Sometimes you meet someone who makes you think about who you are and question whether or not what you are is enough or you are under selling yourself. He is one such person. There are many times when I am lazy and lack the focus that is necessary to meet many of my targets. I find myself procrastinating and ignoring things, ignoring goals I set for myself and placing them on the back burner because I can get away with not doing it when I said I would. Sometimes I fall into the bad habits of others or am demoralised by their seeming lack of concern or interest in things we set out to do together. None of this is excellence. But to be excellent one must decide to be.

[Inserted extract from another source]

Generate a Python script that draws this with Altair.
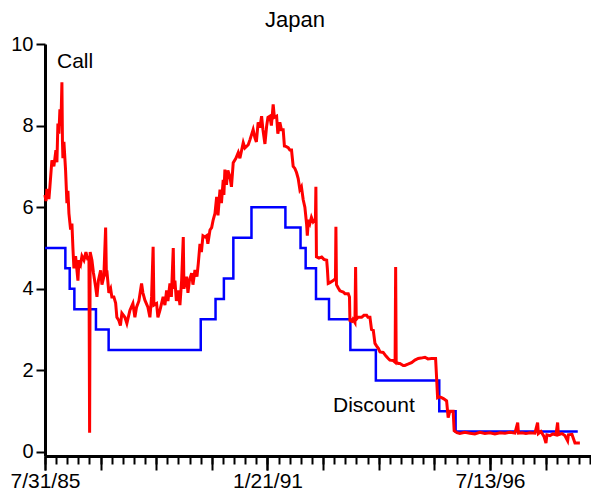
import altair as alt
import pandas as pd

# Overnight call rate (%), dates as decimal years
call_year = [
    1985.578, 1985.603, 1985.627, 1985.676, 1985.701, 1985.750, 1985.799, 1985.849,
    1985.873, 1985.898, 1985.923, 1985.947, 1985.972, 1985.996, 1986.009, 1986.021,
    1986.046, 1986.087, 1986.119, 1986.144, 1986.169, 1986.210, 1986.242, 1986.267,
    1986.292, 1986.334, 1986.366, 1986.390, 1986.415, 1986.457, 1986.489, 1986.538,
    1986.587, 1986.636, 1986.661, 1986.678, 1986.693, 1986.735, 1986.772, 1986.826,
    1986.858, 1986.895, 1986.949, 1986.981, 1987.030, 1987.072, 1987.092, 1987.104,
    1987.153, 1987.195, 1987.227, 1987.276, 1987.318, 1987.350, 1987.399, 1987.436,
    1987.473, 1987.547, 1987.596, 1987.670, 1987.744, 1987.793, 1987.835, 1987.891,
    1987.958, 1987.990, 1988.039, 1988.113, 1988.162, 1988.204, 1988.243, 1988.260,
    1988.327, 1988.359, 1988.408, 1988.489, 1988.531, 1988.573, 1988.605, 1988.654,
    1988.691, 1988.735, 1988.752, 1988.777, 1988.814, 1988.858, 1988.900, 1988.942,
    1988.981, 1988.998, 1989.065, 1989.097, 1989.134, 1989.188, 1989.220, 1989.270,
    1989.319, 1989.351, 1989.393, 1989.430, 1989.466, 1989.516, 1989.557, 1989.589,
    1989.639, 1989.680, 1989.720, 1989.762, 1989.803, 1989.836, 1989.885, 1989.922,
    1989.966, 1989.983, 1990.008, 1990.045, 1990.082, 1990.131, 1990.168, 1990.212,
    1990.279, 1990.335, 1990.377, 1990.458, 1990.500, 1990.581, 1990.623, 1990.704,
    1990.746, 1990.783, 1990.827, 1990.869, 1990.911, 1990.943, 1990.992, 1991.034,
    1991.066, 1991.115, 1991.152, 1991.196, 1991.226, 1991.280, 1991.312, 1991.361,
    1991.398, 1991.443, 1991.472, 1991.509, 1991.566, 1991.608, 1991.649, 1991.689,
    1991.731, 1991.772, 1991.812, 1991.854, 1991.891, 1991.935, 1991.977, 1992.018,
    1992.038, 1992.063, 1992.100, 1992.137, 1992.181, 1992.235, 1992.247, 1992.260,
    1992.321, 1992.388, 1992.444, 1992.511, 1992.530, 1992.550, 1992.592, 1992.673,
    1992.727, 1992.740, 1992.754, 1992.796, 1992.838, 1992.919, 1992.961, 1993.042,
    1993.072, 1993.084, 1993.133, 1993.158, 1993.207, 1993.224, 1993.239, 1993.281,
    1993.372, 1993.429, 1993.495, 1993.527, 1993.577, 1993.614, 1993.658, 1993.700,
    1993.737, 1993.781, 1993.822, 1993.904, 1993.970, 1994.027, 1994.068, 1994.150,
    1994.196, 1994.209, 1994.224, 1994.273, 1994.315, 1994.396, 1994.438, 1994.511,
    1994.602, 1994.684, 1994.765, 1994.831, 1994.930, 1995.004, 1995.095, 1995.193,
    1995.218, 1995.242, 1995.286, 1995.341, 1995.397, 1995.464, 1995.503, 1995.545,
    1995.582, 1995.627, 1995.651, 1995.718, 1995.791, 1995.914, 1996.037, 1996.160,
    1996.283, 1996.406, 1996.530, 1996.653, 1996.776, 1996.899, 1997.022, 1997.145,
    1997.211, 1997.231, 1997.317, 1997.415, 1997.514, 1997.637, 1997.703, 1997.723,
    1997.785, 1997.859, 1997.908, 1997.932, 1998.006, 1998.080, 1998.154, 1998.196,
    1998.216, 1998.302, 1998.375, 1998.442, 1998.462, 1998.548, 1998.622, 1998.745,
]
call_rate = [
    6.30, 6.15, 6.45, 6.20, 6.50, 7.15, 7.00, 7.40,
    7.10, 8.05, 7.80, 8.40, 8.00, 9.06, 7.60, 7.20,
    7.60, 6.90, 6.10, 6.40, 5.85, 5.45, 5.60, 5.00,
    4.50, 4.80, 4.46, 4.20, 4.70, 4.60, 4.80, 4.70,
    4.90, 4.70, 4.80, 0.47, 4.90, 4.70, 4.40, 4.05,
    3.80, 4.20, 4.45, 4.10, 4.30, 5.50, 4.30, 4.45,
    3.90, 4.00, 3.80, 3.80, 3.65, 3.30, 3.22, 3.10,
    3.40, 3.30, 3.15, 3.47, 3.64, 3.30, 3.55, 3.70,
    4.13, 3.90, 3.72, 3.55, 3.30, 3.80, 5.03, 3.60,
    3.64, 3.30, 3.47, 3.80, 3.60, 3.96, 3.70, 4.13,
    3.80, 5.00, 4.00, 4.20, 3.70, 3.96, 3.60, 4.20,
    5.27, 4.00, 4.30, 3.90, 4.20, 4.38, 4.10, 4.46,
    4.30, 4.62, 5.10, 4.90, 5.30, 5.27, 5.30, 5.10,
    5.44, 5.50, 5.69, 5.85, 6.25, 5.80, 6.43, 6.10,
    6.67, 6.30, 6.92, 6.55, 6.90, 6.75, 6.50, 7.09,
    7.20, 7.34, 7.20, 7.58, 7.45, 7.53, 7.65, 7.90,
    7.70, 7.60, 8.08, 7.95, 8.23, 7.90, 7.55, 7.98,
    8.20, 8.23, 8.00, 8.52, 8.20, 8.23, 7.80, 8.08,
    7.90, 7.90, 7.50, 7.49, 7.46, 7.40, 7.40, 7.00,
    6.95, 6.85, 6.70, 6.43, 6.50, 6.18, 6.00, 5.60,
    5.30, 5.69, 5.60, 5.75, 5.64, 5.70, 6.50, 4.78,
    4.75, 4.78, 4.72, 4.70, 4.50, 4.13, 4.15, 4.20,
    4.25, 5.52, 4.10, 4.02, 3.95, 3.92, 3.88, 3.88,
    3.80, 3.22, 3.20, 3.25, 3.17, 4.53, 3.25, 3.30,
    3.30, 3.35, 3.35, 3.30, 3.30, 3.00, 2.98, 2.66,
    2.60, 2.54, 2.45, 2.44, 2.35, 2.29, 2.25, 2.24,
    2.20, 4.53, 2.20, 2.17, 2.17, 2.12, 2.12, 2.15,
    2.19, 2.25, 2.29, 2.30, 2.32, 2.28, 2.29, 2.29,
    1.82, 1.33, 1.35, 1.33, 1.30, 1.25, 0.84, 1.00,
    1.00, 1.00, 0.52, 0.47, 0.45, 0.48, 0.46, 0.44,
    0.48, 0.45, 0.47, 0.44, 0.47, 0.46, 0.48, 0.46,
    0.72, 0.46, 0.47, 0.45, 0.47, 0.46, 0.72, 0.45,
    0.50, 0.38, 0.22, 0.42, 0.40, 0.44, 0.42, 0.72,
    0.42, 0.45, 0.40, 0.27, 0.42, 0.43, 0.22, 0.22,
]

# Official discount rate (%), effective dates of each change
discount_date = [
    "1985-07-31", "1986-01-30", "1986-03-10", "1986-04-21", "1986-11-01",
    "1987-02-23", "1989-05-31", "1989-10-11", "1989-12-25", "1990-03-20",
    "1990-08-30", "1991-07-01", "1991-11-14", "1991-12-30", "1992-04-01",
    "1992-07-27", "1993-02-04", "1993-09-21", "1995-04-14", "1995-09-08",
    "1998-09-10",
]
discount_rate = [
    5.00, 4.50, 4.00, 3.50, 3.00,
    2.50, 3.25, 3.75, 4.25, 5.25,
    6.00, 5.50, 5.00, 4.50, 3.75,
    3.25, 2.50, 1.75, 1.00, 0.50,
    0.50,
]

# Series labels
label_text = ["Call", "Discount"]
label_date = ["1985-11-16", "1992-09-01"]
label_rate = [9.4, 0.97]

Y_TICKS = [0, 2, 4, 6, 8, 10]
FONT = "Liberation Sans"


def decimal_year(y):
    whole = int(y)
    start = pd.Timestamp(whole, 1, 1)
    end = pd.Timestamp(whole + 1, 1, 1)
    return (start + (y - whole) * (end - start)).normalize()


def as_datetime(t):
    return alt.DateTime(year=t.year, month=t.month, date=t.day)


call_df = pd.DataFrame({"date": [decimal_year(y) for y in call_year], "rate": call_rate})
disc_df = pd.DataFrame({"date": pd.to_datetime(discount_date), "rate": discount_rate})
label_df = pd.DataFrame({"date": pd.to_datetime(label_date), "rate": label_rate, "text": label_text})

# Date axis: minor ticks every 100 days, major every 500, labels every 2000
origin = pd.Timestamp("1985-07-31")
minor_ticks = [as_datetime(origin + pd.Timedelta(days=100 * i)) for i in range(50)]
major_ticks = [as_datetime(origin + pd.Timedelta(days=500 * i)) for i in range(10)]
label_ticks = [as_datetime(origin + pd.Timedelta(days=2000 * i)) for i in range(3)]

x_scale = alt.Scale(domain=[as_datetime(origin), alt.DateTime(year=1999, month=1, date=7)])
y_scale = alt.Scale(domain=[-0.1, 10], nice=False, zero=False)

x_labelled = alt.X(
    "date:T", scale=x_scale, title=None,
    axis=alt.Axis(
        orient="bottom", values=label_ticks, format="%-m/%-d/%y", grid=False,
        domain=True, domainColor="black", domainWidth=3,
        ticks=True, tickColor="black", tickWidth=2, tickSize=14,
        labelFont=FONT, labelFontSize=21, labelColor="black", labelPadding=0,
        labelFlush=False, labelOverlap=False,
    ),
)
x_major = alt.X(
    "date:T", scale=x_scale, title=None,
    axis=alt.Axis(
        orient="bottom", values=major_ticks, labels=False, grid=False, domain=False,
        ticks=True, tickColor="black", tickWidth=2, tickSize=14,
    ),
)
x_minor = alt.X(
    "date:T", scale=x_scale, title=None,
    axis=alt.Axis(
        orient="bottom", values=minor_ticks, labels=False, grid=False, domain=False,
        ticks=True, tickColor="black", tickWidth=2, tickSize=8,
    ),
)

y_main = alt.Y(
    "rate:Q", scale=y_scale, title=None,
    axis=alt.Axis(
        values=Y_TICKS, grid=False, domainColor="black", domainWidth=3,
        tickColor="black", tickWidth=2, tickSize=9,
        labelFont=FONT, labelFontSize=20, labelColor="black", labelPadding=3,
        labelFlush=False,
    ),
)
y_plain = alt.Y("rate:Q", scale=y_scale, axis=None)

discount = alt.Chart(disc_df).mark_line(
    color="#0000ff", strokeWidth=2.5, interpolate="step-after"
).encode(x=x_major, y=y_main)

call = alt.Chart(call_df).mark_line(
    color="#ff0000", strokeWidth=3
).encode(x=x_labelled, y=y_plain)

labels = alt.Chart(label_df).mark_text(
    font=FONT, fontSize=21, color="black", align="left", baseline="alphabetic"
).encode(x=x_minor, y=y_plain, text="text:N")

chart = (
    alt.layer(discount, call, labels)
    .resolve_axis(x="independent", y="independent")
    .properties(
        width=546,
        height=412,
        autosize=alt.AutoSizeParams(type="none"),
        padding={"left": 45, "top": 44, "right": 0, "bottom": 39},
        title=alt.TitleParams(
            "Japan", font=FONT, fontSize=22, fontWeight="normal", color="black",
            anchor="middle", dx=-23, offset=2,
        ),
    )
    .configure_view(stroke=None)
)

chart.save("out.html", embed_options={"renderer": "svg", "actions": False})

So last week I decided to start waking up earlier, to get serious with my prayer life, to eat better and eat less, to take better care of my skin, to not be a slob just because it isn’t a working day, hanging around in baggy pants with my hair in a messy bun; I decided to write my goals down again and start working towards achieving them, to sign the documents that need to be signed and finish the process of packaging myself as a precisely conceptualised, easily understood and accessible brand, to get actively involved in helping in the communities around me, becoming a voice for the helpless and the underprivileged, a role model and mentor to young girls who are what I used to be;  to get my money right and make my family and my very serious man proud. Most importantly to live every day so that when I am done I will look back and know I did right by myself and lived an excellent life.